Our interviewee and his team have a short but demanding to-do list: to make the algorithmic trading services offered by their employer, one of the world's leading investment banks, faster, more reliable, and more sophisticated in minimising financial risk.
Key to forging a competitive advantage in providing so-called "black box" trading services to investors is performing maximum risk analysis without becoming the bottleneck in a client's trading flow.
"What we try to do is avert risk," he explains. This isn't just for the benefit of the bank's clients but also as an essential safeguard of their own business. The bank stands to be liable for loses resulting from bad trades triggered by a client's algorithm.
With the system already executing trades at speeds close to the theoretical limits of physics the team is increasingly looking to the telecoms and defence industries for inspiration on how to cram even more risk calculations within the few microseconds available.
Processing in parallel
The team exhausted the limits of the sturdy old CPU long ago.
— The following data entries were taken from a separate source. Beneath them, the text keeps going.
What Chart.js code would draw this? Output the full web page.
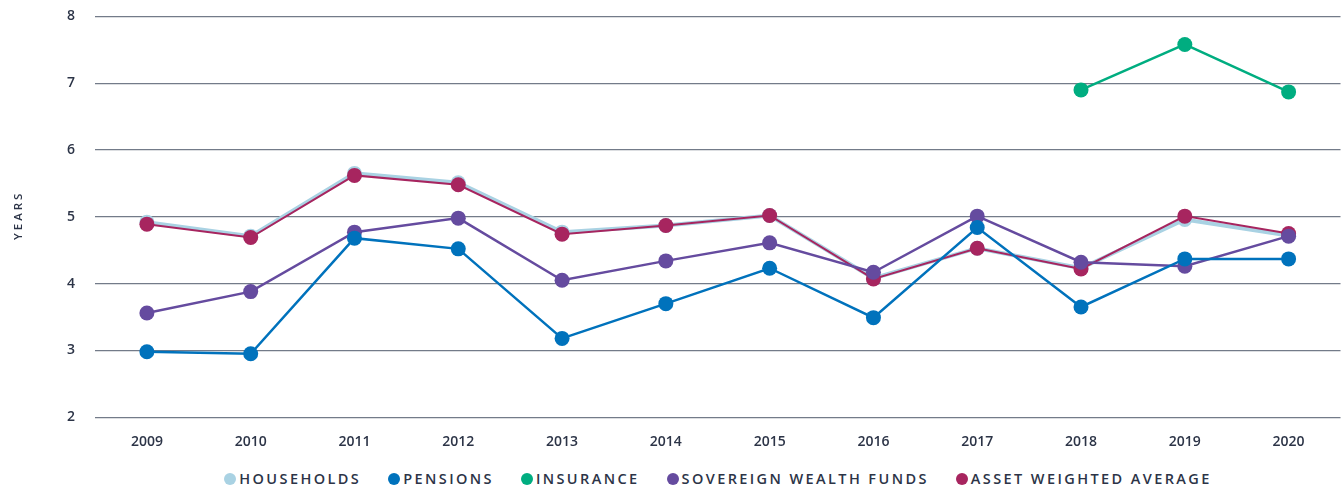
<!DOCTYPE html>
<html>
<head>
<meta charset="utf-8">
<script src="https://cdn.jsdelivr.net/npm/chart.js@4.4.1/dist/chart.umd.min.js"></script>
<style>
  html, body { margin: 0; padding: 0; background: #fff; overflow: hidden; }
  #wrap { position: relative; width: 1344px; height: 489px; overflow: hidden; }
  #box { position: absolute; left: 0; top: -12px; width: 1348px; height: 470px; }
  #legend { position: absolute; left: 96px; top: 469px; width: 1244px; text-align: center;
    font-family: "Open Sans", sans-serif; font-size: 14.5px; font-weight: 600; letter-spacing: 2.4px; color: #2c3447; white-space: nowrap; }
  #legend span.item { display: inline-block; margin: 0 13.5px; }
  #legend span.dot { display: inline-block; width: 12px; height: 12px; border-radius: 50%; vertical-align: -1px; margin-right: 3px; }
</style>
</head>
<body>
<div id="wrap">
  <div id="box"><canvas id="chart"></canvas></div>
  <div id="legend"></div>
</div>
<script>
// categories
const years = ['2009', '2010', '2011', '2012', '2013', '2014', '2015', '2016', '2017', '2018', '2019', '2020'];

// series values (years)
const households = [4.92, 4.71, 5.65, 5.51, 4.77, 4.87, 5.02, 4.08, 4.53, 4.23, 4.96, 4.72];
const pensions = [2.98, 2.95, 4.68, 4.52, 3.18, 3.70, 4.23, 3.49, 4.84, 3.65, 4.37, 4.37];
const insurance = [null, null, null, null, null, null, null, null, null, 6.90, 7.58, 6.87];
const sovereign = [3.56, 3.88, 4.77, 4.98, 4.05, 4.34, 4.61, 4.17, 5.01, 4.32, 4.26, 4.71];
const assetWeighted = [4.89, 4.69, 5.62, 5.48, 4.74, 4.87, 5.02, 4.07, 4.53, 4.22, 5.01, 4.75];

const seriesNames = ['HOUSEHOLDS', 'PENSIONS', 'INSURANCE', 'SOVEREIGN WEALTH FUNDS', 'ASSET WEIGHTED AVERAGE'];
const seriesColors = ['#a9d2e3', '#0072bc', '#00ad80', '#654b9f', '#a7255f'];

const textColor = '#2c3447';
const gridColor = '#737b89';
const fontFamily = '"Open Sans", sans-serif';

const makeSet = (i, data, order, width) => ({
    label: seriesNames[i],
    data: data,
    borderColor: seriesColors[i],
    backgroundColor: seriesColors[i],
    pointBackgroundColor: seriesColors[i],
    pointBorderColor: seriesColors[i],
    pointBorderWidth: 0,
    pointRadius: 7.5,
    pointHoverRadius: 7.5,
    borderWidth: width,
    tension: 0,
    spanGaps: false,
    order: order,
});

// order: higher numbers are drawn underneath
const datasets = [
    makeSet(0, households, 5, 4),
    makeSet(1, pensions, 2, 2.5),
    makeSet(2, insurance, 1, 2.5),
    makeSet(3, sovereign, 3, 2.5),
    makeSet(4, assetWeighted, 4, 2),
];

const ctx = document.getElementById('chart').getContext('2d');

new Chart(ctx, {
    type: 'line',
    data: { labels: years, datasets: datasets },
    options: {
        responsive: true,
        maintainAspectRatio: false,
        animation: false,
        layout: { padding: { top: 6, right: 0, left: 0, bottom: 0 } },
        plugins: {
            legend: { display: false },
            tooltip: { enabled: false },
        },
        scales: {
            x: {
                offset: true,
                grid: { display: false },
                border: { display: false },
                ticks: {
                    color: textColor,
                    padding: 8,
                    font: { family: fontFamily, size: 14, weight: '600' },
                },
            },
            y: {
                min: 2,
                max: 8,
                afterFit: (scale) => { scale.width = 95; },
                grid: { color: gridColor, lineWidth: 1.3, drawTicks: false },
                border: { display: false },
                ticks: {
                    stepSize: 1,
                    color: textColor,
                    padding: 20,
                    font: { family: fontFamily, size: 14, weight: '600' },
                },
                title: {
                    display: true,
                    text: 'Y E A R S',
                    color: textColor,
                    padding: { top: 12, bottom: 0 },
                    font: { family: fontFamily, size: 11.5, weight: '600' },
                },
            },
        },
    },
});

// HTML legend in dataset order
const legendEl = document.getElementById('legend');
seriesNames.forEach((name, i) => {
    const item = document.createElement('span');
    item.className = 'item';
    item.innerHTML = '<span class="dot" style="background:' + seriesColors[i] + '"></span>' + name;
    legendEl.appendChild(item);
});
</script>
</body>
</html>
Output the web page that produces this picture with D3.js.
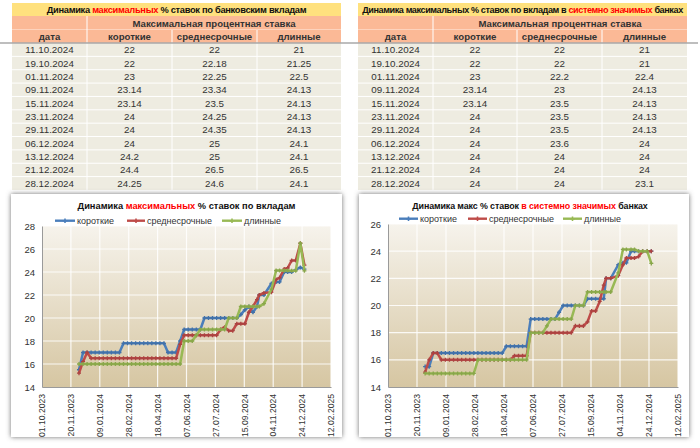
<!DOCTYPE html>
<html><head><meta charset="utf-8">
<script src="https://cdn.jsdelivr.net/npm/d3@7"></script>
<style>
body{margin:0;background:#fff}
svg{display:block}
text{font-family:"Liberation Sans",Arial,sans-serif}
</style>
</head><body>
<svg id="c" width="700" height="448"></svg>
<script>
// ---------- DATA ----------
const tableDates = ["11.10.2024","19.10.2024","01.11.2024","09.11.2024","15.11.2024","23.11.2024","29.11.2024","06.12.2024","13.12.2024","21.12.2024","28.12.2024"];
// all banks (table)
const allShort = [22,22,23,23.14,23.14,24,24,24,24.2,24.4,24.25];
const allMid   = [22,22.18,22.25,23.34,23.5,24.25,24.35,25,25,26.5,24.6];
const allLong  = [21,21.25,22.5,24.13,24.13,24.13,24.13,24.1,24.1,26.5,24.1];
// systemically important banks (table)
const sysShort = [22,22,23,23.14,23.14,24,24,24,24,24,24];
const sysMid   = [22,22,22.2,23,23.5,23.5,23.5,23.6,24,24,24];
const sysLong  = [21,21,22.4,24.13,24.13,24.13,24.13,24,24,24,23.1];

// earlier history
const earlyDates = ["04.12.2023","11.12.2023","18.12.2023","25.12.2023","01.01.2024","08.01.2024","15.01.2024","22.01.2024","29.01.2024","05.02.2024","12.02.2024","19.02.2024","26.02.2024","04.03.2024","11.03.2024","18.03.2024","25.03.2024","01.04.2024","08.04.2024","15.04.2024","22.04.2024","29.04.2024","06.05.2024","13.05.2024","20.05.2024","27.05.2024","03.06.2024","10.06.2024","17.06.2024","24.06.2024","01.07.2024","08.07.2024","15.07.2024","22.07.2024","29.07.2024","05.08.2024","12.08.2024","19.08.2024","26.08.2024","02.09.2024","09.09.2024","16.09.2024","23.09.2024","30.09.2024","07.10.2024"];
const allShortEarly = [15.5,17,17,17,17,17,17,17,17,17,17,17.8,17.8,17.8,17.8,17.8,17.8,17.8,17.8,17.8,17.8,17.8,17,17,17,18,19,19,19,19,19,20,20,20,20,20,20,20,20,20,20.3,20.7,21,20.5,21];
const allMidEarly   = [15.2,16.2,17,16.5,16.5,16.5,16.5,16.5,16.5,16.5,16.5,16.5,16.5,16.5,16.5,16.5,16.5,16.5,16.5,16.5,16.5,16.5,16.5,16.5,16.5,17.7,18.5,18.5,18.5,18.5,18.5,18.5,18.5,18.5,18.5,19,19.2,18.9,18.9,19.5,19.5,19.5,20.5,21,21.6];
const allLongEarly  = [16,16,16,16,16,16,16,16,16,16,16,16,16,16,16,16,16,16,16,16,16,16,16,16,16,16,18,18,18,18.5,19,19,19,19,19,19,19,20,20,20,21,21,21,21,21];
const sysShortEarly = [15.5,15.5,16.5,16.5,16.5,16.5,16.5,16.5,16.5,16.5,16.5,16.5,16.5,16.5,16.5,16.5,16.5,16.5,16.5,16.5,17,17,17,17,17,17,19,19,19,19,19,19,19,19.5,20,20,20,20,20,20,20.5,20.5,20.5,20.5,20.5];
const sysMidEarly   = [15.1,16,16.5,16.5,16,16,16,16,16,16,16,16,16,16,16,16,16,16,16,16,16,16,16.3,16.3,16.3,16.3,18,18,18,18,18,18,18,18,18,18,18,18.5,18.5,18.5,18.8,19.6,19.6,20.3,21.5];
const sysLongEarly  = [15,15,15,15,15,15,15,15,15,15,15,15,15,16,16,16,16,16,16,16,16,16,16,16,16,16,18,18,18,18,18.5,19,19,19,19,19,19,20,20,20,21,21,21,21,21];

const xTickLabels = ["01.10.2023","20.11.2023","09.01.2024","28.02.2024","18.04.2024","07.06.2024","27.07.2024","15.09.2024","04.11.2024","24.12.2024","12.02.2025"];
const yTicksAll = [14,16,18,20,22,24,26,28];
const yTicksSys = [14,16,18,20,22,24,26];
const seriesNames = ["короткие","среднесрочные","длинные"];
const headerTop = "Максимальная процентная ставка";
const headerCols = ["дата","короткие","среднесрочные","длинные"];

// ---------- STYLE ----------
const colors = ["#4A7EBB","#BE4B48","#98B954"];
const parse = d3.utcParse("%d.%m.%Y");
const svg = d3.select("#c");
const defs = svg.append("defs");
const grad = defs.append("linearGradient").attr("id","pg").attr("x1",0).attr("y1",0).attr("x2",0).attr("y2",1);
grad.append("stop").attr("offset","0%").attr("stop-color","#F6F3EC");
grad.append("stop").attr("offset","100%").attr("stop-color","#D6C6A2");
const f = defs.append("filter").attr("id","sh").attr("x","-10%").attr("y","-10%").attr("width","120%").attr("height","120%");
f.append("feDropShadow").attr("dx",0).attr("dy",0).attr("stdDeviation",2.4).attr("flood-color","#666").attr("flood-opacity",0.95);

// ---------- TABLES ----------
function drawTable(edges, titleParts, titleSize, titleLs, cols){
  const g = svg.append("g");
  const x0 = edges[0], x1 = edges[4];
  g.append("rect").attr("x",x0).attr("y",3).attr("width",x1-x0).attr("height",13).attr("fill","#FFE17E");
  g.append("rect").attr("x",x0).attr("y",16).attr("width",x1-x0).attr("height",27).attr("fill","#FBB996");
  const rowH = 13.36, top = 43;
  g.append("rect").attr("x",x0).attr("y",top).attr("width",x1-x0).attr("height",rowH*11).attr("fill","#EEECE1");
  g.append("line").attr("x1",x0).attr("x2",x1).attr("y1",29.5).attr("y2",29.5).attr("stroke","#FDD3BD").attr("stroke-width",1);
  for(let i=1;i<11;i++){
    g.append("line").attr("x1",x0).attr("x2",x1).attr("y1",top+rowH*i).attr("y2",top+rowH*i).attr("stroke","#fff").attr("stroke-width",1);
  }
  g.append("line").attr("x1",edges[1]).attr("x2",edges[1]).attr("y1",16).attr("y2",top+rowH*11).attr("stroke","#fff");
  [2,3].forEach(k=>{
    g.append("line").attr("x1",edges[k]).attr("x2",edges[k]).attr("y1",30).attr("y2",top+rowH*11).attr("stroke","#fff");
  });
  const t = g.append("text").attr("x",(x0+x1)/2).attr("y",10).attr("dominant-baseline","central")
    .attr("text-anchor","middle").attr("font-size",titleSize).attr("letter-spacing",titleLs).attr("font-weight","bold").attr("fill","#111");
  titleParts.forEach(p=>t.append("tspan").text(p[0]).attr("fill",p[1]));
  g.append("text").attr("x",(edges[1]+x1)/2).attr("y",23).attr("dominant-baseline","central").attr("text-anchor","middle")
    .attr("font-size",9.6).attr("font-weight","bold").attr("fill","#333").text(headerTop);
  headerCols.forEach((h,k)=>{
    g.append("text").attr("x",(edges[k]+edges[k+1])/2).attr("y",36.5).attr("dominant-baseline","central").attr("text-anchor","middle")
      .attr("font-size",9.6).attr("font-weight","bold").attr("fill","#333").text(h);
  });
  tableDates.forEach((d,i)=>{
    const cy = top + rowH*i + rowH/2;
    const vals = [d, cols[0][i], cols[1][i], cols[2][i]];
    vals.forEach((v,k)=>{
      g.append("text").attr("x",(edges[k]+edges[k+1])/2).attr("y",cy).attr("dominant-baseline","central").attr("text-anchor","middle")
        .attr("font-size",9.8).attr("fill","#333").text(String(v));
    });
  });
}
drawTable([12,87,172,257,341],
  [["Динамика ","#111"],["максимальных","#FF0000"],[" % ставок по банковским вкладам","#111"]], 9.3, -0.3,
  [allShort, allMid, allLong]);
drawTable([358,433,517,602,687],
  [["Динамика максимальных % ставок по вкладам в ","#111"],["системно значимых","#FF0000"],[" банках","#111"]], 9.1, -0.4,
  [sysShort, sysMid, sysLong]);

// ---------- CHARTS ----------
function drawChart(o){
  const g = svg.append("g");
  g.append("rect").attr("x",o.panel[0]).attr("y",o.panel[1]).attr("width",o.panel[2]).attr("height",o.panel[3])
    .attr("fill","#fff").attr("filter","url(#sh)");
  const x = d3.scaleUtc().domain([parse(xTickLabels[0]), parse(xTickLabels[xTickLabels.length-1])]).range([o.px0,o.px1]);
  const y = d3.scaleLinear().domain([o.yTicks[0], o.yTicks[o.yTicks.length-1]]).range([o.py1,o.py0]);
  g.append("rect").attr("x",o.px0).attr("y",o.py0).attr("width",o.px1-o.px0).attr("height",o.py1-o.py0).attr("fill","url(#pg)");
  g.selectAll(".hg").data(o.yTicks.slice(1)).join("line").attr("x1",o.px0).attr("x2",o.px1)
    .attr("y1",d=>y(d)).attr("y2",d=>y(d)).attr("stroke","#fff").attr("stroke-opacity",0.85).attr("stroke-width",1.2);
  g.selectAll(".vg").data(xTickLabels.slice(1)).join("line").attr("y1",o.py0).attr("y2",o.py1)
    .attr("x1",d=>x(parse(d))).attr("x2",d=>x(parse(d))).attr("stroke","#fff").attr("stroke-opacity",0.85).attr("stroke-width",1.2);
  const ya = g.append("g").attr("transform",`translate(${o.px0},0)`)
    .call(d3.axisLeft(y).tickValues(o.yTicks).tickSize(0).tickPadding(7).tickFormat(d3.format("d")));
  ya.select(".domain").attr("stroke","#9a9a9a");
  ya.selectAll("text").attr("font-size",9.5).attr("fill","#333").attr("font-family","Liberation Sans, Arial, sans-serif");
  const xa = g.append("g").attr("transform",`translate(0,${o.py1})`)
    .call(d3.axisBottom(x).tickValues(xTickLabels.map(parse)).tickSize(0).tickFormat((d,i)=>xTickLabels[i]));
  xa.select(".domain").attr("stroke","#9a9a9a");
  xa.selectAll("text").attr("font-size",8.6).attr("fill","#333").attr("font-family","Liberation Sans, Arial, sans-serif")
    .attr("text-anchor","end").attr("dy","0.32em").attr("transform","translate(0,7) rotate(-90)").attr("x",0).attr("y",0);
  const dates = earlyDates.concat(tableDates).map(parse);
  o.series.forEach((s,k)=>{
    const pts = dates.map((d,i)=>({d, v:s[i]}));
    g.append("path").datum(pts).attr("fill","none").attr("stroke",colors[k]).attr("stroke-width",2.5)
      .attr("stroke-linejoin","round")
      .attr("d",d3.line().x(p=>x(p.d)).y(p=>y(p.v)));
    g.selectAll(null).data(pts).join("path")
      .attr("transform",p=>`translate(${x(p.d)},${y(p.v)})`)
      .attr("d",d3.symbol(d3.symbolCross).size(9)).attr("fill",d3.color(colors[k]).darker(0.3));
  });
  const t = g.append("text").attr("x",o.titleX).attr("y",206).attr("dominant-baseline","central").attr("text-anchor","middle")
    .attr("font-size",o.titleSize).attr("letter-spacing",o.titleLs).attr("font-weight","bold").attr("fill","#111");
  o.titleParts.forEach(p=>t.append("tspan").text(p[0]).attr("fill",p[1]));
  o.legend.forEach((L,k)=>{
    g.append("line").attr("x1",L[0]).attr("x2",L[1]).attr("y1",o.legY).attr("y2",o.legY).attr("stroke",colors[k]).attr("stroke-width",2.4);
    g.append("path").attr("transform",`translate(${(L[0]+L[1])/2},${o.legY})`).attr("d",d3.symbol(d3.symbolCross).size(12)).attr("fill",colors[k]);
    g.append("text").attr("x",L[1]+2).attr("y",o.legY).attr("dominant-baseline","central").attr("font-size",9).attr("fill","#333").text(seriesNames[k]);
  });
}
drawChart({panel:[11,194,331,243], px0:42, px1:331, py0:226, py1:387, yTicks:yTicksAll,
  series:[allShortEarly.concat(allShort), allMidEarly.concat(allMid), allLongEarly.concat(allLong)],
  titleX:186.5, titleSize:9.3, titleLs:0, titleParts:[["Динамика ","#111"],["максимальных","#FF0000"],[" % ставок по вкладам","#111"]],
  legY:220.7, legend:[[55,75],[127,145],[222,242]]});
drawChart({panel:[359,194,330,243], px0:388, px1:678, py0:224, py1:387, yTicks:yTicksSys,
  series:[sysShortEarly.concat(sysShort), sysMidEarly.concat(sysMid), sysLongEarly.concat(sysLong)],
  titleX:530, titleSize:8.9, titleLs:-0.1, titleParts:[["Динамика макс % ставок ","#111"],["в системно значимых","#FF0000"],[" банках","#111"]],
  legY:218.7, legend:[[399,418],[468,487],[563,582]]});

svg.append("line").attr("x1",0).attr("x2",698).attr("y1",43).attr("y2",43).attr("stroke","#a9a9a9").attr("stroke-width",1.5);
</script>
</body></html>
The processors that power conventional computing devices accomplish an astonishingly wide range of tasks.
From the smartphones in our pockets to servers running enterprise-level cloud-based application, all these devices use high clock-speed processors that, generally speaking, perform calculations one after another.
Ideal for watching Netflix on an iPad; less-so for analysing millions pieces of market and trade data in just a few microseconds.
The key is parallelism - breaking down large computational problems into their fundamental operations and computing them simultaneously, or "in parallel". Conventional CPUs have limited capacity for parallel processing, which is why our interviewee's team relies on more specialist hardware.
Field-programmable gate arrays (FPGAs) offer an attractive alternative.
They're essentially a large matrix of rudimentary "logic blocks" that can be "wired together" into desired configurations. It may sound unsophisticated, but that's its beauty: the embodiment of the principle that any computational task, however complex, can be distilled down to basic boolean operations.
Specialist software packages programme FPGAs with the logic for a specific algorithm. The outcome is an entirely customised processor, poised to perform its intended operation with maximum parallelism.
Clock speeds are low but performance brushes the edge of what's theoretically conceivable. Asked what the limiting factor is to the reduction of latency within the bank's system, our interviewee replies with one word: "physics".
Using custom hardware in place of software increases reliability as well as speed. He explains that FPGAs have cut execution times from under 20 microseconds for 90 per cent of trades to under five microseconds for 99.99 per cent of trades.
Putting it into practice
But such impressive results have come at a cost. Porting algorithms over from their software implementation is a considerable task, sometimes taking several months per algorithm.
In the early days of hardware-led algorithmic trading (back in 2009-2010) hardware experts - including our interviewee - were brought in from the telecoms and defence industries to lead the process.
But as the application of FGPAs has broadened new software tools have made the process easier. Our interviewee explains: "Before, it used to be languages like VHDL array log. Now there's a C variant for everything, and there's OpenCL that's coming up, and that will improve the time to market."
This is encouraging news for technology graduates aspiring to contribute to the advancement of hardware-led trading. A graduate joiner in the team, who studied electrical engineering, got involved straight away in coding for a variety of FPGA applications and plays a big part in the testing phase.
With the latency of algorithmic trading already so close the limits of possibility, what next for our interviewee and his team? The answer, it seems, is squeezing even more computation within the few microseconds they have to complete trades.
"The bank is not about ultra-low latency. It's is more about making the risk checks we need to make as quickly as possible."
"We have literally hundreds of risk checks, because we don't like to take risks. With FPGAs we can cram those risk checks into a reasonable amount of time."